You can run it in **Google Colab** or **VS Code/Jupyter**.

> If you're using Colab, run the next cell to upload `titanic.csv`.


In [None]:
# If using Google Colab, uncomment the next 4 lines to upload titanic.csv
# from google.colab import files
# uploaded = files.upload()
# import io
# csv_name = list(uploaded.keys())[0]  # use uploaded filename
csv_name = "titanic.csv"  # <- change this if your CSV has a different name/path


In [None]:
import pandas as pd
import matplotlib.pyplot as plt

# Visualization settings
plt.rcParams['figure.figsize'] = (8, 5)
pd.set_option('display.max_columns', None)

In [None]:
# Load Titanic dataset
df = pd.read_csv(csv_name)
print("Shape:", df.shape)
df.head()

In [None]:
print("Data Types / Info:")
print(df.dtypes)
print("\nMissing Values per Column:")
print(df.isna().sum())

## 🧹 Data Cleaning

In [None]:
# 1) Fill missing 'Age' with median (robust to outliers)
if 'Age' in df.columns:
    df['Age'] = df['Age'].fillna(df['Age'].median())
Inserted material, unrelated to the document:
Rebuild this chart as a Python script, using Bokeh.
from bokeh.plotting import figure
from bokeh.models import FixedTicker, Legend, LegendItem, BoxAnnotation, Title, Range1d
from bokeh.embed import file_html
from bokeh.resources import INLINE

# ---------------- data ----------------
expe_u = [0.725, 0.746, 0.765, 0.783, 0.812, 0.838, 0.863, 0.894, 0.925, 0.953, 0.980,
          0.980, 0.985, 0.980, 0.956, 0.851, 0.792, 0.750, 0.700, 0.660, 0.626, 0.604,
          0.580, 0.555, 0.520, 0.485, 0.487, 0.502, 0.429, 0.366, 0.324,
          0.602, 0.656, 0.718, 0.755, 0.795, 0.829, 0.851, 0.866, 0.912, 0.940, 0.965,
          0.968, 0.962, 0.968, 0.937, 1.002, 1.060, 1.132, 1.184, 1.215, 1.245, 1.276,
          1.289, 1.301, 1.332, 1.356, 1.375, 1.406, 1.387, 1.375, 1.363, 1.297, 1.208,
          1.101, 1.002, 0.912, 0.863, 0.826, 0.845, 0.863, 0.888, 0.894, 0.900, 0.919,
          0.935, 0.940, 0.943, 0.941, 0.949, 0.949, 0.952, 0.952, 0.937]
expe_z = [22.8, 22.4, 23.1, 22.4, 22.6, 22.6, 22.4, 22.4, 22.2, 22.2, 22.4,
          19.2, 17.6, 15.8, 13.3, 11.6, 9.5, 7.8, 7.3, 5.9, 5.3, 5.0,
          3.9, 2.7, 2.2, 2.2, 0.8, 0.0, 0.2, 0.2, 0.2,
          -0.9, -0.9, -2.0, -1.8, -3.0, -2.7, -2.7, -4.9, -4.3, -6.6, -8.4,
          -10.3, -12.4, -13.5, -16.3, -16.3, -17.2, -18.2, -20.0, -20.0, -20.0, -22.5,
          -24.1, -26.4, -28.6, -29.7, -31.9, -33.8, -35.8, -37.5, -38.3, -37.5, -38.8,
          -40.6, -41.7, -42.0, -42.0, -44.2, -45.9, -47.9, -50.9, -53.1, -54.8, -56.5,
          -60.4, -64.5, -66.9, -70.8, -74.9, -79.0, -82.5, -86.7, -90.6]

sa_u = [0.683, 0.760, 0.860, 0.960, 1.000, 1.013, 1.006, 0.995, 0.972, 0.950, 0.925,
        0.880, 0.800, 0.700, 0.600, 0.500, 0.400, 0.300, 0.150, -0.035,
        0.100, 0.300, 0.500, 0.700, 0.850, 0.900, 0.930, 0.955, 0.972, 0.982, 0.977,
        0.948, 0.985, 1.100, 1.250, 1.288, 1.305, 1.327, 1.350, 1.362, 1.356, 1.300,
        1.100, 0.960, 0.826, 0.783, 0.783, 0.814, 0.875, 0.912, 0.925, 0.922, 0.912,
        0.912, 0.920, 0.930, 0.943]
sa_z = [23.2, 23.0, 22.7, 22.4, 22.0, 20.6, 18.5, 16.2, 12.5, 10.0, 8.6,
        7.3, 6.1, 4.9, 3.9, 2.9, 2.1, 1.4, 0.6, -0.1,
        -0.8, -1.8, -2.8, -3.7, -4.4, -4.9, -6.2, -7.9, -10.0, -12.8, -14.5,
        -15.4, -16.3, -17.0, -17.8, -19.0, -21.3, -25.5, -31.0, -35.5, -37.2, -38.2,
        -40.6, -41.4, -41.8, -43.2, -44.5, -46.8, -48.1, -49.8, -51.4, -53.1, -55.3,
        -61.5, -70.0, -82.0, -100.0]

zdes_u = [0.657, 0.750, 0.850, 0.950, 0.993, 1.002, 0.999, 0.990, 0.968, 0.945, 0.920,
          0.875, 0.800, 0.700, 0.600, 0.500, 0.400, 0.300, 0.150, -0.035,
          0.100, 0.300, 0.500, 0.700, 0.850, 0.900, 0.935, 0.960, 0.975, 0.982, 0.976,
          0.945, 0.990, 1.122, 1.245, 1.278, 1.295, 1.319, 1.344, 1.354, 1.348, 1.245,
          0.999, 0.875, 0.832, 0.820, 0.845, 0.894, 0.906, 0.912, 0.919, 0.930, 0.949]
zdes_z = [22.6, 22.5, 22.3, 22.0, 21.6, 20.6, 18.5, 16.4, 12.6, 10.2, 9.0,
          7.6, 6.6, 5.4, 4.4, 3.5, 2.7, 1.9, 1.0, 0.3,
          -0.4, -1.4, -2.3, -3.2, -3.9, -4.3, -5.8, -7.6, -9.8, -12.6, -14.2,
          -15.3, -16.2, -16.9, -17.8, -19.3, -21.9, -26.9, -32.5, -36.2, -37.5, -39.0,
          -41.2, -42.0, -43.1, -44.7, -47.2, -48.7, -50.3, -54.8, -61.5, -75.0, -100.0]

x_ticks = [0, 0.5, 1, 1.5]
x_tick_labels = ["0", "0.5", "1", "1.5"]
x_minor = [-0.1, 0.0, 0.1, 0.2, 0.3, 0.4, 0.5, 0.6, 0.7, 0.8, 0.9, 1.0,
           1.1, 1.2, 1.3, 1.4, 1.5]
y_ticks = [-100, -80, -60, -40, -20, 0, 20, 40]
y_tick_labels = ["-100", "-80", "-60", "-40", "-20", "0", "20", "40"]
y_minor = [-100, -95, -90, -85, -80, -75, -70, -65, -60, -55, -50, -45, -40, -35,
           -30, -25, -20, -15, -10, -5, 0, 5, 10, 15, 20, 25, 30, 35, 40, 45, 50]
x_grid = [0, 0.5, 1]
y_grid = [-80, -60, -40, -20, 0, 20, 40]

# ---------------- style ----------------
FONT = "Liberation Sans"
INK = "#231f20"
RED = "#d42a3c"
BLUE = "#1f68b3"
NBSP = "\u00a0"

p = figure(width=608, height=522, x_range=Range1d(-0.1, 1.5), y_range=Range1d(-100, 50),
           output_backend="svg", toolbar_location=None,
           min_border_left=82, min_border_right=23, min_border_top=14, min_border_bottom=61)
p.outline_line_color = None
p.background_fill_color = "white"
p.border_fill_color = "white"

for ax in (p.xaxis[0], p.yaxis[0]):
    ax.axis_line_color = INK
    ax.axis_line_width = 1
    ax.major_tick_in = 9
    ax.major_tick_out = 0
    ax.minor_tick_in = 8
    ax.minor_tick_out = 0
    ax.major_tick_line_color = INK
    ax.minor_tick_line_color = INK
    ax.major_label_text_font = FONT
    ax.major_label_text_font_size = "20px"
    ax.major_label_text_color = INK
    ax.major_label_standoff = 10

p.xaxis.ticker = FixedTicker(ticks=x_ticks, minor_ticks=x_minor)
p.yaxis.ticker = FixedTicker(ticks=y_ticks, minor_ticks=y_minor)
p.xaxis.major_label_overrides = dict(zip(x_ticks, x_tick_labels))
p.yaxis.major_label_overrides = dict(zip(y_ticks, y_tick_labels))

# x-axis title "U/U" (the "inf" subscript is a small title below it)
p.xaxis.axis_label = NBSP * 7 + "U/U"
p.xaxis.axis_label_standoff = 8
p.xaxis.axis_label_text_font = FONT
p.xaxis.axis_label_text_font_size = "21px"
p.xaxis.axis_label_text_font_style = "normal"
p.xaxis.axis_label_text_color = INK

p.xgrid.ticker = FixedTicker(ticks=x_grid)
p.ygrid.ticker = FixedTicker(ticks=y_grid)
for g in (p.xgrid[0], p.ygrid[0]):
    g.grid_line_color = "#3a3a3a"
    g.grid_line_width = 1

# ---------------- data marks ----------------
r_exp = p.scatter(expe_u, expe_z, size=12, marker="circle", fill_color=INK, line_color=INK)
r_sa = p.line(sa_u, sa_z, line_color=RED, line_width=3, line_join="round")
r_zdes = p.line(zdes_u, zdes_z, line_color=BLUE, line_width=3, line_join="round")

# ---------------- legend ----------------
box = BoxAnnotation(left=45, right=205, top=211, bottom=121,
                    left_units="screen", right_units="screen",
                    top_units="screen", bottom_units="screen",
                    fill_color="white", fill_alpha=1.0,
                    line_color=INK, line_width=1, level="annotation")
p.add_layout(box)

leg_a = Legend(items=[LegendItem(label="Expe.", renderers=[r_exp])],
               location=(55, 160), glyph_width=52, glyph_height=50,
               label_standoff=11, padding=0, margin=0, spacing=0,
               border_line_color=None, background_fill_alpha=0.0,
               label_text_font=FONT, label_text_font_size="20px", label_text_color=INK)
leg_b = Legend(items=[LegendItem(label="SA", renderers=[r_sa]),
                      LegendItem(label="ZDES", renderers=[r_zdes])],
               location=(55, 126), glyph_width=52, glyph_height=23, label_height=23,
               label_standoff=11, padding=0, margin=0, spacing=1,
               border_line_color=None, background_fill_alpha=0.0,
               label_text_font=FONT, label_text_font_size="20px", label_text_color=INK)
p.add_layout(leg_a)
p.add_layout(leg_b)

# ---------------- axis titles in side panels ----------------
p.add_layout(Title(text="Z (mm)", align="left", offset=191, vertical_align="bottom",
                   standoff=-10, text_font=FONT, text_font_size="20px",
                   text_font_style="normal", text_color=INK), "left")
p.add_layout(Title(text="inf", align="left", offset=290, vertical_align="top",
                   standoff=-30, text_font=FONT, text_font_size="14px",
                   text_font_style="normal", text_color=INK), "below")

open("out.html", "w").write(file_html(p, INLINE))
# 2) Fill missing 'Embarked' with mode (most frequent)
if 'Embarked' in df.columns:
    df['Embarked'] = df['Embarked'].fillna(df['Embarked'].mode()[0])

# 3) Drop 'Cabin' due to high missingness (optional)
if 'Cabin' in df.columns and df['Cabin'].isna().mean() > 0.6:
    df = df.drop(columns=['Cabin'])

# 4) Drop any remaining fully-empty columns
df = df.dropna(axis=1, how='all')

print("After cleaning — shape:", df.shape)
print("Remaining missing values:")
print(df.isna().sum())

## 🔎 Exploratory Data Analysis (EDA)

In [None]:
# Helper to add value labels on bars
def add_labels(ax):
    for p in ax.patches:
        height = p.get_height()
        ax.annotate(f'{int(height)}', (p.get_x()+p.get_width()/2., height),
                    ha='center', va='bottom', xytext=(0,3), textcoords='offset points')
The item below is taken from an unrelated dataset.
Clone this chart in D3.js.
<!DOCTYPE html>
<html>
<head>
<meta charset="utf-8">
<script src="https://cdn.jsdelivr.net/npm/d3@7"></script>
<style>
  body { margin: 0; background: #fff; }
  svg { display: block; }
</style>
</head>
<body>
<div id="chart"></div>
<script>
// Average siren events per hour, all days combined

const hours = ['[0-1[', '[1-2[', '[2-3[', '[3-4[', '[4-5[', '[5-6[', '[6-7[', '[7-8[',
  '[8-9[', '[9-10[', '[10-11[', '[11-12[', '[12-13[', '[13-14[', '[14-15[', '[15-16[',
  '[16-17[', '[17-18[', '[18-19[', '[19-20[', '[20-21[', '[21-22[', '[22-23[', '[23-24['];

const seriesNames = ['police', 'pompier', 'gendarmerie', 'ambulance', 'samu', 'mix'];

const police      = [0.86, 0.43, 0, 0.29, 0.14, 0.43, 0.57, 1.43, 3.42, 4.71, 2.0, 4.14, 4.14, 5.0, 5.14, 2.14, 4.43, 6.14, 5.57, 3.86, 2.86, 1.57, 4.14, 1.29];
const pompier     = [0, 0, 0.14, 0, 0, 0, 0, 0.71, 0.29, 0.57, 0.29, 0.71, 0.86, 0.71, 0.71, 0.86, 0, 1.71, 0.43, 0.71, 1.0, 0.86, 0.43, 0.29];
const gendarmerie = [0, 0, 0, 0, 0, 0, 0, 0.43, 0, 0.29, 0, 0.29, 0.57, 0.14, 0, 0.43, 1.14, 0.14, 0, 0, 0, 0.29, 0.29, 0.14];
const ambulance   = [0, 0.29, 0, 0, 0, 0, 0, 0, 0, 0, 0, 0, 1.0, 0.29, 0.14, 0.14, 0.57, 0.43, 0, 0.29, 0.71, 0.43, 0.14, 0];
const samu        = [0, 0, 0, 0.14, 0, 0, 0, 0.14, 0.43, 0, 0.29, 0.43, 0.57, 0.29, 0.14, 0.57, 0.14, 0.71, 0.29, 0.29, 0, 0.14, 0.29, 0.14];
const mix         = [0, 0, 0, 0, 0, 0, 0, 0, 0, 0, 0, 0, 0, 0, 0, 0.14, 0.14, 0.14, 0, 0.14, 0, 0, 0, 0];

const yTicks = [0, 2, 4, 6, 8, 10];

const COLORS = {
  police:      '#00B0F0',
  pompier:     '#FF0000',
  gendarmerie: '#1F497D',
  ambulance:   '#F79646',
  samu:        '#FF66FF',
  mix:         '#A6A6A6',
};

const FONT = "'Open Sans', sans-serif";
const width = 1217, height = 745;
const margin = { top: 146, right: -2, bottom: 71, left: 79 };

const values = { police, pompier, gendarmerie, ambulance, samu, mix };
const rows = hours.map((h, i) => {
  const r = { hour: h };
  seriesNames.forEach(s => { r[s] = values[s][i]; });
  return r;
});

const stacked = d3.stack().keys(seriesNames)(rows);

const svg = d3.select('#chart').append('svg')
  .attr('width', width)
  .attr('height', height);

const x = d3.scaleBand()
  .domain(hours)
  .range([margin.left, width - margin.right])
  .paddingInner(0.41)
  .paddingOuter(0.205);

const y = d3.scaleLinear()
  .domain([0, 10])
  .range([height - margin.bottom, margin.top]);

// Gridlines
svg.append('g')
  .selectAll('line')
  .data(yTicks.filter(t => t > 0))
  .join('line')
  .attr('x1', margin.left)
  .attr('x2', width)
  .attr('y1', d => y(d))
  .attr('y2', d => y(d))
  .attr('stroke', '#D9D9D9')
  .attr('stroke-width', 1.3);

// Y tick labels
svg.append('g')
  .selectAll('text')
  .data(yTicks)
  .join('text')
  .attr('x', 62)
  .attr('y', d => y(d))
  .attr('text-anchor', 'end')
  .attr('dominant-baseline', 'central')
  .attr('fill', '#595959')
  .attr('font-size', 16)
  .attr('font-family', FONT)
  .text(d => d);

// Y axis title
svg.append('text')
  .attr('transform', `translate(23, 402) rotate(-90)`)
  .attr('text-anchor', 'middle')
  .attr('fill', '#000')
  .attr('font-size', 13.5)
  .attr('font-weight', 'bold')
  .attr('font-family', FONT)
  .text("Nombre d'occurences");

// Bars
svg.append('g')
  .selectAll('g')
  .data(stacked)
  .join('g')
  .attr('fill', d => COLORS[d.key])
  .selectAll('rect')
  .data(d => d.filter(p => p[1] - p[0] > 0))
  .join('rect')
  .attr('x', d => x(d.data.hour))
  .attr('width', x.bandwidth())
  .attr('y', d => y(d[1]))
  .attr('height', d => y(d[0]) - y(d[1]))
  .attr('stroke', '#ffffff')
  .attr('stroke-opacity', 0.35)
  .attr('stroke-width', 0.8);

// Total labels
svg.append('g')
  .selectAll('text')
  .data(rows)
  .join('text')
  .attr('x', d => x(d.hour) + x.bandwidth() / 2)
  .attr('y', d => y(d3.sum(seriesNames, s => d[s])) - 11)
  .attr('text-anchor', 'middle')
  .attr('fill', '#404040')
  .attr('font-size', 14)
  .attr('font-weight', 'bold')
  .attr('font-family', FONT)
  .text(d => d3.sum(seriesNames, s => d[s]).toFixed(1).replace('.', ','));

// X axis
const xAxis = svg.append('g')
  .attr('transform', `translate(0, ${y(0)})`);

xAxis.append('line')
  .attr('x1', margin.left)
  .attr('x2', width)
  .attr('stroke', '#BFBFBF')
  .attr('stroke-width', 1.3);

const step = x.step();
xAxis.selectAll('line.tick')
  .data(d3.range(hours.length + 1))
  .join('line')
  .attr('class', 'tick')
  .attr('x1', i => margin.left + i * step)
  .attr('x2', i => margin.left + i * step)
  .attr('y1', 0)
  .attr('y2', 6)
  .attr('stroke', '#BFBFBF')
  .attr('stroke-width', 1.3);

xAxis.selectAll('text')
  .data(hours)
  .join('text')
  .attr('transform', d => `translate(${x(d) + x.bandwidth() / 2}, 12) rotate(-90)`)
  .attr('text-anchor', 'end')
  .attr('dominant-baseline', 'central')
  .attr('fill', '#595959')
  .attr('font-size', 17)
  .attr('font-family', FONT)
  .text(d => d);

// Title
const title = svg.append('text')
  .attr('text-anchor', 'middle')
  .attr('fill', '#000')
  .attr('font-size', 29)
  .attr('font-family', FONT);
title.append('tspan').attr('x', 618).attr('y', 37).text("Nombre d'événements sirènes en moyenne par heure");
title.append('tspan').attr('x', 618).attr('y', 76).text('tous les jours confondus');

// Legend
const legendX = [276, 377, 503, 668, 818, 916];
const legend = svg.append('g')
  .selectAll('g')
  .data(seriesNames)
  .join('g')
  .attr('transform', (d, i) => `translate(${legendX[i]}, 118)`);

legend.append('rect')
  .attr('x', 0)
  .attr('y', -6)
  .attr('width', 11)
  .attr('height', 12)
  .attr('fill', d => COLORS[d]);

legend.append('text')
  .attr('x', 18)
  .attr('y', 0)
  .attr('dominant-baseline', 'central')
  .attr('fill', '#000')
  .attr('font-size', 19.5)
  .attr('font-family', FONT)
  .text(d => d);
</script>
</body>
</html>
# 1) Survival distribution
if 'Survived' in df.columns:
    counts = df['Survived'].value_counts().sort_index()
    ax = counts.plot(kind='bar')
    ax.set_title('Survival Distribution (0 = Not Survived, 1 = Survived)')
    ax.set_xlabel('Survived')
    ax.set_ylabel('Count')
    add_labels(ax)
    plt.tight_layout()
    plt.show()

In [None]:
# 2) Survival by Gender
if set(['Sex','Survived']).issubset(df.columns):
    ctab = pd.crosstab(df['Sex'], df['Survived'])
    ax = ctab.plot(kind='bar', stacked=False)
    ax.set_title('Survival by Gender')
    ax.set_xlabel('Sex')
    ax.set_ylabel('Count')
    plt.xticks(rotation=0)
    plt.tight_layout()
    plt.show()

In [None]:
# 3) Survival by Passenger Class
if set(['Pclass','Survived']).issubset(df.columns):
    ctab = pd.crosstab(df['Pclass'], df['Survived'])
    ax = ctab.plot(kind='bar')
    ax.set_title('Survival by Passenger Class')
    ax.set_xlabel('Pclass')
    ax.set_ylabel('Count')
    plt.tight_layout()
    plt.show()

In [None]:
# 4) Age distribution
if 'Age' in df.columns:
    plt.hist(df['Age'].dropna(), bins=30, edgecolor='black')
    plt.title('Age Distribution of Passengers')
    plt.xlabel('Age')
    plt.ylabel('Frequency')
    plt.tight_layout()
    plt.show()

In [None]:
# 5) Age vs Survival (box-style using matplotlib)
if set(['Age','Survived']).issubset(df.columns):
    data0 = df[df['Survived']==0]['Age'].dropna()
    data1 = df[df['Survived']==1]['Age'].dropna()
    plt.boxplot([data0, data1], labels=['Not Survived', 'Survived'], showmeans=True)
    plt.title('Age vs Survival')
    plt.ylabel('Age')
    plt.tight_layout()
    plt.show()

In [None]:
# 6) Survival by Embarked
if set(['Embarked','Survived']).issubset(df.columns):
    ctab = pd.crosstab(df['Embarked'], df['Survived'])
    ax = ctab.plot(kind='bar')
    ax.set_title('Survival by Embarkation Port')
    ax.set_xlabel('Embarked')
    ax.set_ylabel('Count')
    plt.tight_layout()
    plt.show()

In [None]:
# 7) Correlation (numeric columns)
numeric_df = df.select_dtypes(include='number')
corr = numeric_df.corr(numeric_only=True)

# Simple heatmap using matplotlib
fig, ax = plt.subplots()
cax = ax.imshow(corr, interpolation='nearest')
ax.set_title('Correlation Heatmap (Numeric Columns)')
fig.colorbar(cax)
ax.set_xticks(range(len(corr.columns)))
ax.set_yticks(range(len(corr.columns)))
ax.set_xticklabels(corr.columns, rotation=90)
ax.set_yticklabels(corr.columns)
plt.tight_layout()
plt.show()


## 📌 Quick Insights (Typical Patterns)
- **Females** generally show **higher survival rates** than males.
- **1st class** passengers survived more often than 2nd/3rd.
- **Younger passengers** tend to have better odds of survival than older passengers.
- `Fare` and `Pclass` often correlate with `Survived`.

> Your exact results may vary depending on the Titanic CSV version you use.